30 Bands und Ensembles spielten auf der Bühne vor dem Dom. Für jeden Musikgeschmack war etwas dabei, von Schlager bis Shanty, von Kinderchor bis Klezmer, von Gospel bis Pop.
80 Chorsänger:innen und 40 Orchestermitglieder muszizierten zum Abschlusskonzert im voll besetzten Dom – und 800 Menschen haben zugehört
Zum Vortrag von Alt-Bundespräsident Gauck kamen 600 Menschen im Dom, zum Gottesdienst mit Picknick hinterher 500 Menschen und auf der Domwiese noch viele weitere später im Laufe des Tages.
10 000 Menschen waren an den zehn Tagen rund um den Dom unterwegs.

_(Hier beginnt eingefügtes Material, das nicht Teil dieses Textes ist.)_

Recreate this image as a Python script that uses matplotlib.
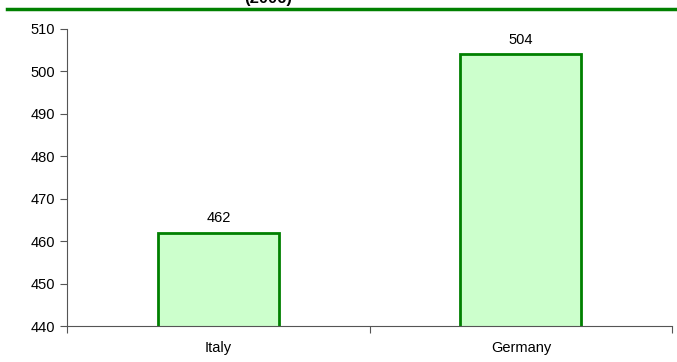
import matplotlib.pyplot as plt
from matplotlib.lines import Line2D

# Valores por país
paises = ['Italy', 'Germany']
valores = [462, 504]
ano = '(2006)'

plt.rcParams['font.family'] = ['Liberation Sans', 'DejaVu Sans']

fig = plt.figure(figsize=(6.77, 3.62), dpi=100)
ax = fig.add_axes([0.099, 0.0994, 0.894, 0.8205])

# Barras
pos = [0.5, 1.5]
ax.bar(pos, valores, width=0.4, color='#ccffcc', edgecolor='#008000', linewidth=2)
for x, v in zip(pos, valores):
    ax.annotate(str(v), (x, v), xytext=(0, 5.5), textcoords='offset points',
                ha='center', va='bottom', fontsize=10.5)

ax.set_xlim(0, 2)
ax.set_ylim(440, 510)
ax.set_yticks(range(440, 511, 10))
ax.set_xticks([0, 1, 2])
ax.set_xticklabels([])
ax.set_xticks(pos, minor=True)
ax.set_xticklabels(paises, minor=True)
ax.tick_params(axis='x', which='minor', length=0, pad=11, labelsize=10.5)
ax.tick_params(axis='x', which='major', length=5, color='#555555')
ax.tick_params(axis='y', length=5, color='#555555', labelsize=10.5)

for s in ['top', 'right']:
    ax.spines[s].set_visible(False)
for s in ['left', 'bottom']:
    ax.spines[s].set_color('#555555')

# Título (cortado no topo) e linha verde
fig.text(268 / 677, 1 - 3 / 362, ano, ha='center', va='baseline',
         fontsize=12, fontweight='bold')
fig.add_artist(Line2D([7 / 677, 1], [1 - 9 / 362, 1 - 9 / 362],
                      color='#008000', linewidth=2.5, transform=fig.transFigure))

plt.savefig('out.png', dpi=100)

Am Fest beteiligt waren die Jugendbauhütte, ein Seiltanz- und Zirkusteam, das Hansevolk mit dem mittelalterlichen Lager, das Haus der Kulturen mit iranischen, kurdischen, türkischen und afghanischen Spezialitäten sowie einem internationalen Bühnenprogramm, eine Fotostation, eine Pop up Bar, ein Spielzeuggeschäft mit dem Steckenpferdparcours, ein Food Truck ...
Die 80 Liegestühle und 40 Bierzeltgarnituren auf der Wiese waren fast durchgehend besetzt
Das Medieninteresse war groß – die Geburtstags-Schleife schaffte es bis in die Bild-Zeitung
Die Anbringung der Schleife beschäftigte fünf Kletterer sieben Tage lang, Ehrenamtliche wie Carlos Blohm (Bauausschussvorsitzender) haben allein dafür 150 Stunden ihrer Freizeit gern investiert
Alles ist gut gegangen, das Wetter hat mitgespielt, nur ein einziges Pflaster musste einmal geklebt werden – Gott sei Dank!